Smear your opponents

McKibben says the divestment movement’s censorious tactics do the whole world a favour by cutting through political posturing and getting back to the facts. Fossil-fuel companies have ‘bought’ the politicians and the media, apparently, and the divestment campaign exposes the soundbite half-truths they are paid to say.

But the divestment movement has itself honed the art of slanting messages and demonising opponents. Indeed, demonisation is its entire purpose.

McKibben says that divestment’s aim is to ‘revoke the social license’ of the fossil-fuel industry and turn companies into ‘pariahs’. Anyone who happens to oppose divestment is up for being labelled a pariah, too. Boards of trustees who vote against divestment learn this immediately – they are accused of climate-change denial, oligarchical behaviour and, in almost every case, money grubbing. Most US colleges promote sustainability and nearly 700 American colleges have taken pledges to go carbon neutral. Nevertheless, if they don’t rush to divest entirely, they still get painted as pawns of the fossil-fuel industry.

Polarising opinion

The divestment movement insists it is taking steps towards political healing. Once corporations quit buying the political system, it says, the people will make the ‘right’ decision about climate change. ‘Left to our own devices, citizens might decide to regulate carbon’, says McKibben, but right now we ‘aren’t left to our own devices’ – you know, because of the Koch brothers, the US Chamber of Commerce and the Republican Party peppering us with propaganda.

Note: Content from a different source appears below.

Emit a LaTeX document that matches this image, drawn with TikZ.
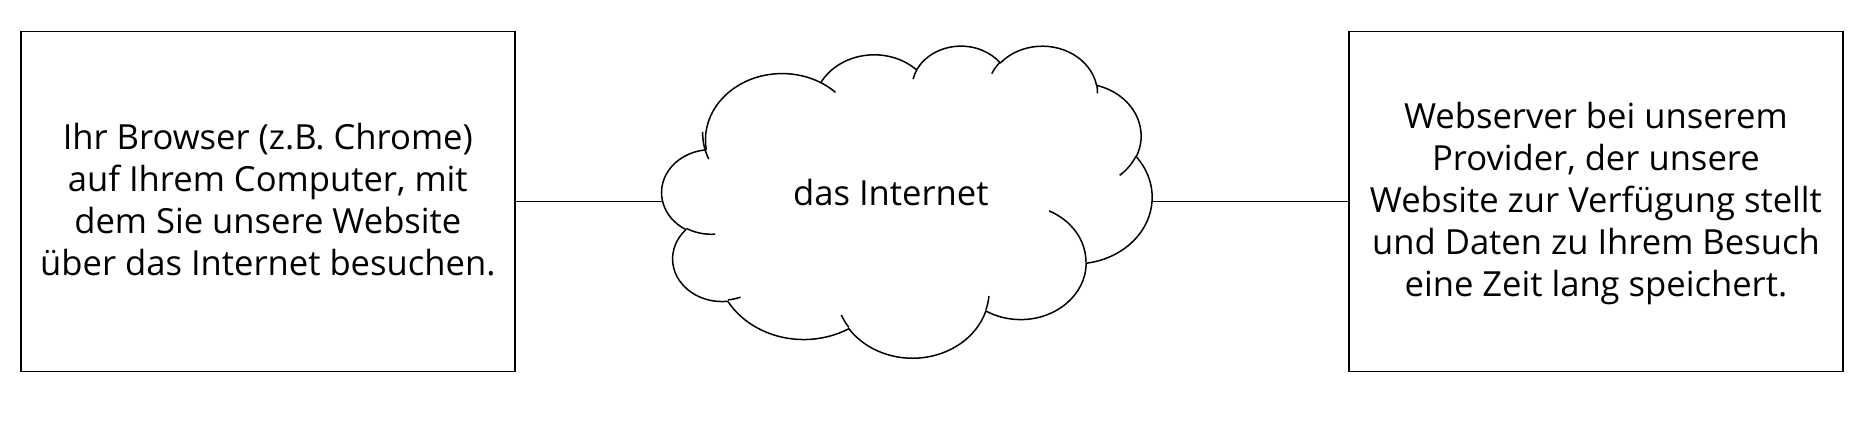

Divestment campaigns intentionally make political divides worse. They want to sidestep real debates about energy policy and carbon taxes and boil them into simple ‘yeas’ and ‘nays’ on divestment. Campaigns at Harvard, Middlebury College, Tufts University and more, asked dissenters to get ‘on the right side of history’. According to divestarians, those who disagree with them are not only factually and morally incorrect, but also historically illiterate.

Isolating opposition

This polarisation goes deep. Divestment activists may well open an abbey soon – they don’t mingle with the non-believers. Innumerable activists have refused to speak to myself and others because we oppose divestment. Harvard psychologist James Recht, active in Harvard’s divestment campaign and the nationwide American Faculty/Staff Divestment Network, filled me in on the new speech codes within the divestment movement. ‘We expect our peers to be forthright about their attitudes and their political views. If someone agrees with me, we tend to talk openly about our interests. And if someone disagrees…’ He trailed off. The divestment movement’s motto might well be this: free speech for me, but not for thee.

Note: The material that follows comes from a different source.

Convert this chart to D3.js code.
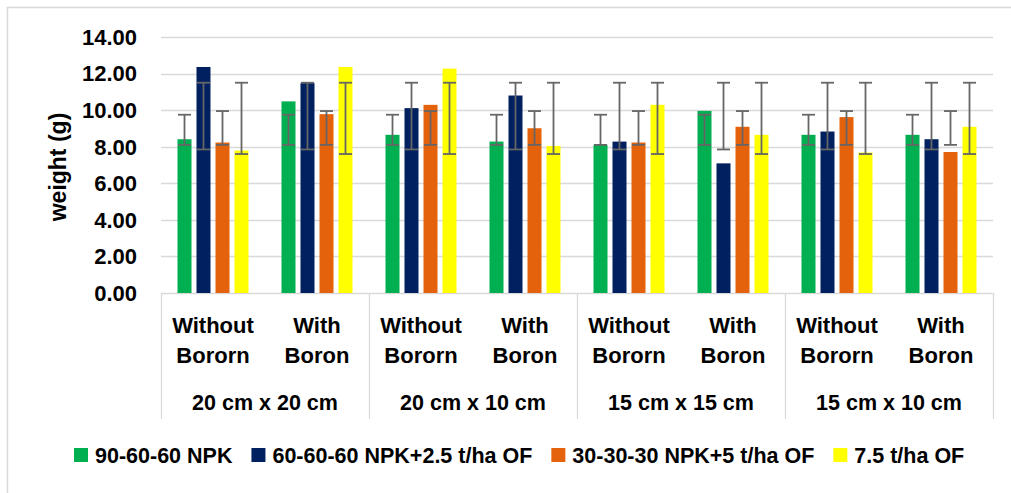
<!DOCTYPE html>
<html><head><meta charset="utf-8">
<script src="https://cdn.jsdelivr.net/npm/d3@7"></script>
<style>
body{margin:0;background:#fff;}
svg{display:block;}
text{font-family:"Liberation Sans",Arial,sans-serif;font-weight:bold;fill:#000;}
</style>
</head><body>
<svg id="c" width="1011" height="493"></svg>
<script>
const spacings = ["20 cm x 20 cm","20 cm x 10 cm","15 cm x 15 cm","15 cm x 10 cm"];
const boronLabels = [["Without","Bororn"],["With","Boron"]];
const seriesNames = ["90-60-60 NPK","60-60-60 NPK+2.5 t/ha OF","30-30-30 NPK+5 t/ha OF","7.5 t/ha OF"];
const seriesColors = ["#00b050","#002060","#e4620b","#ffff00"];
const npk90     = [8.41,10.48,8.65,8.28,8.10,9.96,8.65,8.65];
const npk60of25 = [12.36,11.48,10.11,10.80,8.28,7.09,8.83,8.41];
const npk30of5  = [8.23,9.78,10.29,9.01,8.23,9.09,9.62,7.71];
const of75      = [7.79,12.36,12.27,8.04,10.29,8.65,7.68,9.09];
const errLow  = [8.10,7.85,8.10,7.60];
const errHigh = [9.75,11.50,9.95,11.50];
const yTicks = [0,2,4,6,8,10,12,14];
const yTitle = "weight (g)";

const series = [npk90,npk60of25,npk30of5,of75];
const cats = [];
spacings.forEach((s,i)=>boronLabels.forEach((b,j)=>cats.push({key:i+"-"+j,spacing:s,lab:b})));

const svg = d3.select("#c");
const L=161, R=993, T=37, B=293;
const y = d3.scaleLinear().domain([0,14]).range([B,T]);
const x0 = d3.scaleBand().domain(cats.map(c=>c.key)).range([L,R]);
const x1 = d3.scaleBand().domain(d3.range(4)).range([0,x0.bandwidth()]).paddingInner(0.263).paddingOuter(0.868);
const xo = d3.scaleBand().domain(spacings).range([L,R]);

// chart border
svg.append("rect").attr("x",7.5).attr("y",7.5).attr("width",1100).attr("height",700)
  .attr("fill","none").attr("stroke","#d9d9d9").attr("stroke-width",1.5);

// gridlines
svg.append("g").selectAll("line").data(yTicks).join("line")
  .attr("x1",L).attr("x2",R).attr("y1",d=>Math.round(y(d))+0.5).attr("y2",d=>Math.round(y(d))+0.5)
  .attr("stroke","#d9d9d9").attr("stroke-width",1.3);

// y tick labels
svg.append("g").selectAll("text").data(yTicks).join("text")
  .attr("x",137).attr("y",d=>y(d)).attr("dy","0.36em").attr("text-anchor","end")
  .style("font-size","22px").text(d=>d3.format(".2f")(d));

// y title
svg.append("text").attr("transform","translate(58,"+((T+B)/2+2)+") rotate(-90)")
  .attr("text-anchor","middle").attr("dy","0.36em").style("font-size","23px").text(yTitle);

// bars
const gb = svg.append("g");
series.forEach((vals,si)=>{
  gb.append("g").selectAll("rect").data(vals).join("rect")
    .attr("x",(d,i)=>x0(cats[i].key)+x1(si))
    .attr("width",x1.bandwidth())
    .attr("y",d=>y(d)).attr("height",d=>B-y(d))
    .attr("fill",seriesColors[si]);
});

// error bars
const ge = svg.append("g").attr("stroke","#666666").attr("stroke-width",1.8).attr("fill","none");
series.forEach((vals,si)=>{
  vals.forEach((v,i)=>{
    const cx = x0(cats[i].key)+x1(si)+x1.bandwidth()/2;
    const lo=y(errLow[si]), hi=y(errHigh[si]);
    ge.append("line").attr("x1",cx).attr("x2",cx).attr("y1",lo).attr("y2",hi);
    ge.append("line").attr("x1",cx-6.5).attr("x2",cx+6.5).attr("y1",lo).attr("y2",lo);
    ge.append("line").attr("x1",cx-6.5).attr("x2",cx+6.5).attr("y1",hi).attr("y2",hi);
  });
});

// category dividers
const divX = spacings.map(s=>xo(s)).concat([R]);
svg.append("g").selectAll("line").data(divX).join("line")
  .attr("x1",d=>Math.round(d)+0.5).attr("x2",d=>Math.round(d)+0.5).attr("y1",B).attr("y2",419)
  .attr("stroke","#d9d9d9").attr("stroke-width",1.3);

// inner labels
const gl = svg.append("g");
cats.forEach(c=>{
  const cx = x0(c.key)+x0.bandwidth()/2;
  gl.append("text").attr("x",cx).attr("y",333).attr("text-anchor","middle").style("font-size","22px").text(c.lab[0]);
  gl.append("text").attr("x",cx).attr("y",363).attr("text-anchor","middle").style("font-size","22px").text(c.lab[1]);
});
// outer labels
svg.append("g").selectAll("text").data(spacings).join("text")
  .attr("x",d=>xo(d)+xo.bandwidth()/2).attr("y",410).attr("text-anchor","middle")
  .style("font-size","21.5px").text(d=>d);

// legend
const lg = svg.append("g");
let lx = 74;
seriesNames.forEach((n,i)=>{
  lg.append("rect").attr("x",lx).attr("y",448).attr("width",14).attr("height",14).attr("fill",seriesColors[i]);
  const t = lg.append("text").attr("x",lx+21).attr("y",455).attr("dy","0.36em").style("font-size","21.5px").text(n);
  lx = lx+21+t.node().getComputedTextLength()+19;
});
</script>
</body></html>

Of course, none of this would matter if the opposition to the divestment movement was hypothetical – if the debate really was over, or the opponents were merely stooges. But, in fact, the opposition is robust, thoughtful and well-armed with cogent arguments and compelling evidence – a situation that suggests the divestarians’ aversion to debate is based on something other than principle.

Selling off oil stocks in the name of eco-purity does not in fact help the environment. Someone else will simply buy up those divested stocks. What’s more, divestment costs money and those stocks are valuable. And campaigning sucks student time away from studying and channels it into emotionally addictive but pointless activism. It scapegoats an industry, but lets consumers off scot-free.

Divestment, however, is today’s fastest-growing student movement. Beginning at a handful of small colleges in 2011, the drive to persuade colleges to divest is now an organised presence on more than 500 campuses. Thirty-seven universities, including Oxford, Stanford and Georgetown, have acceded to the pressure by divesting or promising to do so in the future.

The breadth of the movement shows that climate demagoguery is a force to be reckoned with. It has done virtually nothing to clean up pollution, but has gone far in scrubbing the free exchange of ideas from the academic environment.